Certes la Corée protège son marché intérieur grâce à des pratiques parfois contraires à la libre concurrence, certes les consommateurs coréens sont sensibles aux arguments de patriotisme économique. Mais si un secteur échappe à l’argument de l'”achetez coréen” c’est bien l’automobile. Car en Corée la voiture est le symbole de la réussite sociale. Il suffit de voir comment le gardien de mon immeuble de bureau ignore royalement ma vieille Hyundai alors qu’il s’incline religieusement à l’arrivée de n’importe quelle berline étrangère de luxe. Ce ne sont pas les constructeurs européens qui souffrent en Corée. Au contraire, les prestigieuses berlines allemandes ou japonaises jouissent d’un énorme succès. Il faut en avoir une à tout prix, même en leasing ou à crédit par une classe moyenne qui, à niveau de vie équivalent en Europe, considérerait qu’elle n’en aurait pas les moyens.

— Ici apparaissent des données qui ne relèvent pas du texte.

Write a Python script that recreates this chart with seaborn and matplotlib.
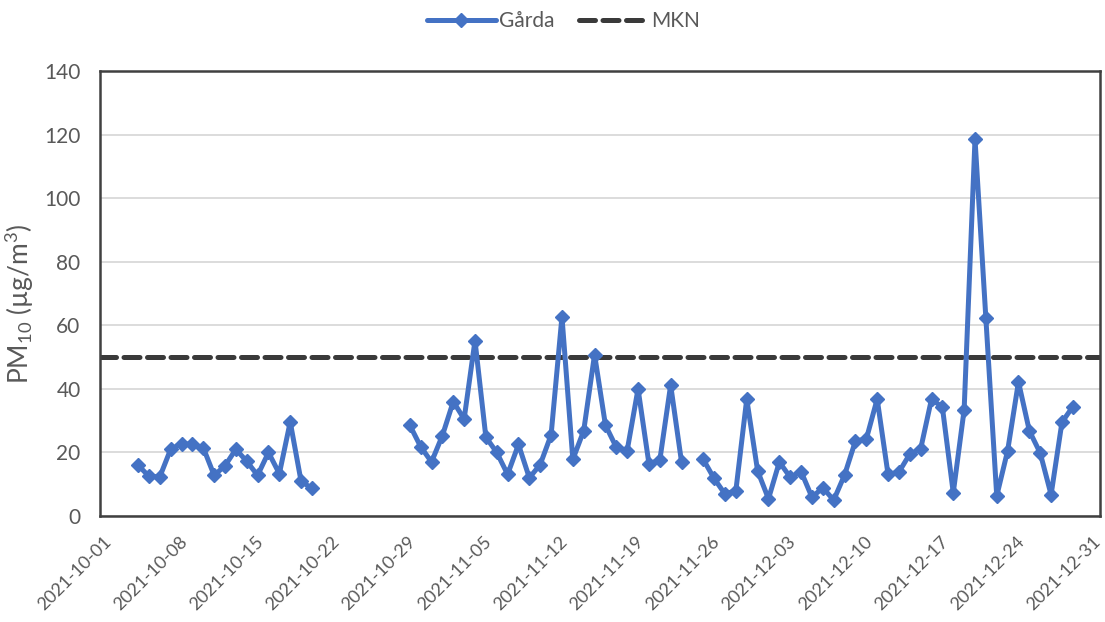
import numpy as np
import pandas as pd
import matplotlib
matplotlib.use("Agg")
import matplotlib.pyplot as plt
import matplotlib.dates as mdates
from matplotlib.transforms import ScaledTranslation
import seaborn as sns

# Daily PM10 at Gårda, Oct-Dec 2021 (NaN = no measurement)
seg1_dates = pd.date_range("2021-10-04", "2021-10-20", freq="D")
seg1_vals = [16.0, 12.5, 12.3, 21.0, 22.8, 22.5, 21.5, 12.8, 15.8, 21.0,
             17.2, 12.8, 20.0, 13.3, 29.6, 10.9, 8.7]

seg2_dates = pd.date_range("2021-10-29", "2021-11-23", freq="D")
seg2_vals = [28.6, 21.8, 17.0, 25.3, 36.0, 30.5, 55.2, 24.8, 20.0, 13.1,
             22.5, 12.0, 16.2, 25.5, 62.7, 17.8, 26.8, 50.8, 28.6, 21.6,
             20.6, 40.0, 16.5, 17.5, 41.2, 17.0]

seg3_dates = pd.date_range("2021-11-25", "2021-12-29", freq="D")
seg3_vals = [17.8, 11.8, 6.9, 8.0, 36.8, 14.2, 5.4, 17.0, 12.2, 14.0,
             5.9, 8.9, 5.0, 12.9, 23.6, 24.2, 36.8, 13.1, 13.8, 19.5,
             21.1, 36.8, 34.2, 7.3, 33.4, 118.6, 62.2, 6.3, 20.5, 42.2,
             26.8, 19.8, 6.7, 29.5, 34.4]

mkn_limit = 50
series_name = "Gårda"
limit_name = "MKN"

tick_dates = pd.date_range("2021-10-01", "2021-12-31", freq="7D")

days = pd.date_range("2021-10-01", "2021-12-31", freq="D")
values = pd.Series(np.nan, index=days)
for d, v in [(seg1_dates, seg1_vals), (seg2_dates, seg2_vals), (seg3_dates, seg3_vals)]:
    values.loc[d] = v

# points sit in the middle of each day slot
df = pd.DataFrame({"date": days + pd.Timedelta(hours=12), "pm10": values.values})

sns.set_theme(style="white")
plt.rcParams["font.family"] = ["Lato", "DejaVu Sans"]
plt.rcParams["mathtext.fontset"] = "custom"
plt.rcParams["mathtext.rm"] = "Lato"
plt.rcParams["mathtext.it"] = "Lato"
plt.rcParams["mathtext.default"] = "rm"

grey = "#595959"
blue = "#4472C4"

fig = plt.figure(figsize=(11.05, 6.22), dpi=100)
ax = fig.add_axes([100 / 1105, 1 - 516 / 622, 1000 / 1105, 445 / 622])

ax.plot(df["date"], df["pm10"], color=blue, lw=3.6, marker="D", ms=7.5,
        mec=blue, mfc=blue, label=series_name, zorder=3)
ax.axhline(mkn_limit, color="#3a3a3a", lw=3.6, ls=(0, (3.2, 1.5)),
           label=limit_name, zorder=2, dash_capstyle="round")

ax.set_xlim(pd.Timestamp("2021-10-01"), pd.Timestamp("2022-01-01"))
ax.set_ylim(0, 140)
ax.set_yticks(np.arange(0, 141, 20))
ax.set_xticks(tick_dates)
ax.xaxis.set_major_formatter(mdates.DateFormatter("%Y-%m-%d"))
ax.yaxis.grid(True, color="#d9d9d9", lw=1.3)
ax.xaxis.grid(False)

ax.tick_params(axis="x", labelsize=13, colors=grey, length=0, pad=8)
ax.tick_params(axis="y", labelsize=15, colors=grey, length=0, pad=14)

shift = ScaledTranslation(0.03, -0.06, fig.dpi_scale_trans)
for lab in ax.get_xticklabels():
    lab.set_rotation(45)
    lab.set_ha("right")
    lab.set_rotation_mode("anchor")
    lab.set_transform(lab.get_transform() + shift)

for s in ax.spines.values():
    s.set_visible(True)
    s.set_color("#404040")
    s.set_linewidth(1.8)

ax.set_ylabel(r"PM$_{10}$ (µg/m$^{3}$)", fontsize=19, color=grey)
ax.yaxis.set_label_coords(-0.064, 0.476)

fig.legend(loc="upper center", bbox_to_anchor=(0.51, 1.012), ncol=2, frameon=False,
           fontsize=15, labelcolor=grey, handlelength=3.3, columnspacing=1.2,
           handletextpad=0.15)

fig.savefig("out.png", dpi=100)
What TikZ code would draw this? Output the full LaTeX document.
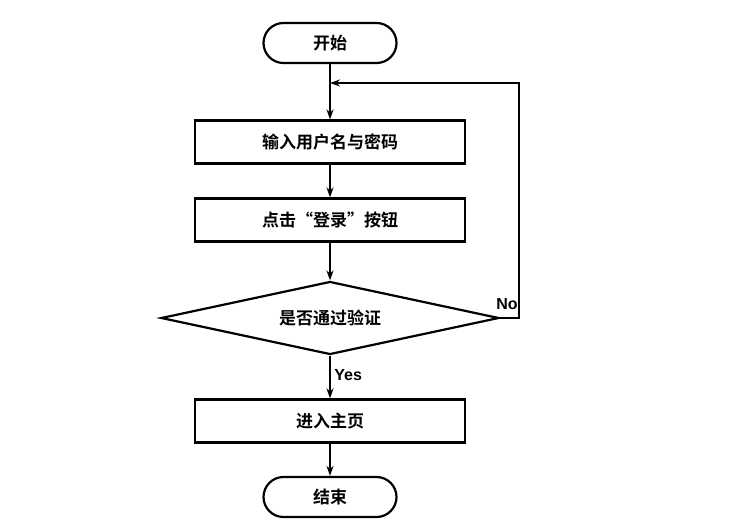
\documentclass[tikz,border=0pt]{standalone}
\usepackage{fontspec}
\newfontfamily\cjk{Noto Sans CJK SC Bold}
\setmainfont{Liberation Sans}
\usetikzlibrary{shapes.geometric,arrows.meta}
\begin{document}
\begin{tikzpicture}[x=1pt,y=-1pt,
  every node/.style={font=\cjk\fontsize{17}{19}\selectfont},
  lab/.style={font=\bfseries\fontsize{16}{18}\selectfont},
  ln/.style={line width=2.2pt},
  box/.style={draw,ln,minimum width=270pt,minimum height=43pt,inner sep=0},
  term/.style={draw,ln,rounded corners=20pt,minimum width=133pt,minimum height=40pt,inner sep=0},
  arr/.style={ln,-{Stealth[length=10pt,width=7pt]}}]
\useasboundingbox (0,0) rectangle (746,525);
\node[term] (s) at (330,43) {开始};
\node[box] (b1) at (330,142) {输入用户名与密码};
\node[box] (b2) at (330,220) {点击“登录”按钮};
\node[draw,ln,diamond,aspect=4.6,minimum width=338pt,minimum height=73pt,inner sep=0] (d) at (330,318) {是否通过验证};
\node[box] (b3) at (330,421) {进入主页};
\node[term] (e) at (330,497) {结束};
\coordinate (j) at (330,83);
\draw[arr] (s) -- (b1);
\draw[arr] (b1) -- (b2);
\draw[arr] (b2) -- (d);
\draw[arr] (d) -- node[right,lab,pos=0.45]{Yes} (b3);
\draw[arr] (b3) -- (e);
\draw[arr] (d.east) -- (519,318) -- (519,83) -- (j);
\node[lab] (no) at (507,304) {No};
\end{tikzpicture}
\end{document}
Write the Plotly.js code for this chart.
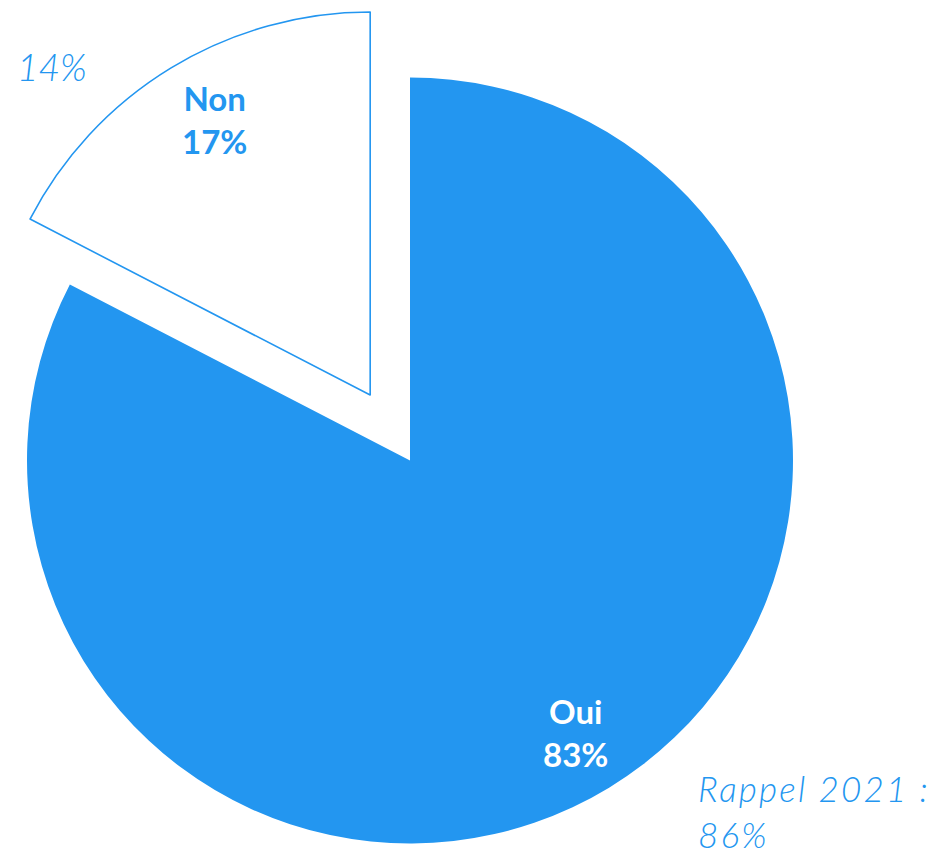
<!DOCTYPE html>
<html>
<head>
<meta charset="utf-8">
<script src="https://cdn.plot.ly/plotly-3.0.1.min.js"></script>
<style>
  html, body { margin: 0; padding: 0; overflow: hidden; background: #fff; width: 938px; height: 849px; }
  #chart { position: absolute; left: -50px; top: 0; width: 988px; height: 849px; }
  .spaced { letter-spacing: 2.2px; }
</style>
</head>
<body>
<div id="chart"></div>
<script>
// ---- data ----
const labels = ['Oui', 'Non'];
const values = [82.6, 17.4];          // slice sizes
const shownPct = [83, 17];            // percentages printed on the chart
const recallLabel = 'Rappel 2021 :';
const recallOui = 86;   // 2021 value for "Oui"
const recallNon = 14;   // 2021 value for "Non"
const pulledSlice = 'Non';

// ---- styling / geometry ----
const BLUE = '#2396F0';
const W = 988, H = 849, OFFSET = 50;  // plot div shifted 50px left
const R = 383;
const C1 = {x: 410 + OFFSET, y: 460.5};  // centre of the main pie (pixels)
const PULL = 0.2;
const LABEL_FRAC = 0.83;
const LABEL_NUDGE = {Oui: [0, 0], Non: [10, -4]};

const total = values.reduce((a, b) => a + b, 0);
// bisector angles (clockwise from 12 o'clock)
let acc = 0;
const mids = values.map(v => { const m = (acc + v / 2) / total * 2 * Math.PI; acc += v; return m; });
const pIdx = labels.indexOf(pulledSlice);
const C2 = {
  x: C1.x + Math.sin(mids[pIdx]) * PULL * R,
  y: C1.y - Math.cos(mids[pIdx]) * PULL * R
};

function domainFor(c) {
  return {
    x: [(c.x - R) / W, (c.x + R) / W],
    y: [(H - (c.y + R)) / H, (H - (c.y - R)) / H]
  };
}

const fills1 = labels.map(l => l === pulledSlice ? 'rgba(0,0,0,0)' : BLUE);
const fills2 = labels.map(l => l === pulledSlice ? '#ffffff' : 'rgba(0,0,0,0)');
const lines2 = labels.map(l => l === pulledSlice ? BLUE : 'rgba(0,0,0,0)');

const common = {
  type: 'pie', labels: labels, values: values, sort: false,
  direction: 'clockwise', rotation: 0, textinfo: 'none',
  hoverinfo: 'none', showlegend: false
};

const traces = [
  Object.assign({}, common, {
    domain: domainFor(C1),
    marker: {colors: fills1, line: {width: 0}}
  }),
  Object.assign({}, common, {
    domain: domainFor(C2),
    marker: {colors: fills2, line: {color: lines2, width: 1.6}}
  })
];

const annotations = labels.map((l, i) => {
  const c = (l === pulledSlice) ? C2 : C1;
  const px = c.x + Math.sin(mids[i]) * LABEL_FRAC * R + LABEL_NUDGE[l][0];
  const py = c.y - Math.cos(mids[i]) * LABEL_FRAC * R + LABEL_NUDGE[l][1];
  return {
    xref: 'paper', yref: 'paper', x: px / W, y: 1 - py / H,
    xanchor: 'center', yanchor: 'middle', showarrow: false,
    text: '<b>' + l + '<br>' + shownPct[i] + '%</b>',
    font: {family: 'Lato, sans-serif', size: 33, color: l === pulledSlice ? BLUE : '#ffffff'}
  };
});

annotations.push({
  xref: 'paper', yref: 'paper', x: (15 + OFFSET) / W, y: 1 - 66 / H,
  xanchor: 'left', yanchor: 'middle', showarrow: false,
  text: recallNon + '%',
  font: {family: 'Lato, sans-serif', size: 37, color: BLUE, weight: 300, style: 'italic'}
});
annotations.push({
  xref: 'paper', yref: 'paper', x: (696 + OFFSET) / W, y: 1 - 811 / H,
  xanchor: 'left', yanchor: 'middle', showarrow: false, align: 'left',
  text: recallLabel + '<br>' + recallOui + '%',
  font: {family: 'Lato, sans-serif', size: 35, color: BLUE, weight: 300, style: 'italic'}
});

const layout = {
  width: W, height: H,
  margin: {l: 0, r: 0, t: 0, b: 0},
  paper_bgcolor: '#ffffff',
  annotations: annotations
};

Plotly.newPlot('chart', traces, layout, {displayModeBar: false, staticPlot: true}).then(() => {
  const anns = document.querySelectorAll('.annotation-text');
  anns.forEach(a => { if (a.textContent.indexOf('Rappel') === 0) a.classList.add('spaced'); });
});
</script>
</body>
</html>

Mais lorsqu’il s’agit d’acheter une voiture plus modeste, pourquoi un Coréen choisirait-il une Peugeot plutôt que sa Kia nationale? Car il n’y a guère que les Français pour croire qu’encore aujourd’hui les voitures françaises ont un style à part et une meilleure tenue de route que leurs concurrentes coréennes. Et avant de râler contre d’éventuelles pratiques déloyales de la Corée, c’est peut-être sur ce problème que devraient se concentrer nombre de constructeurs automobiles européens.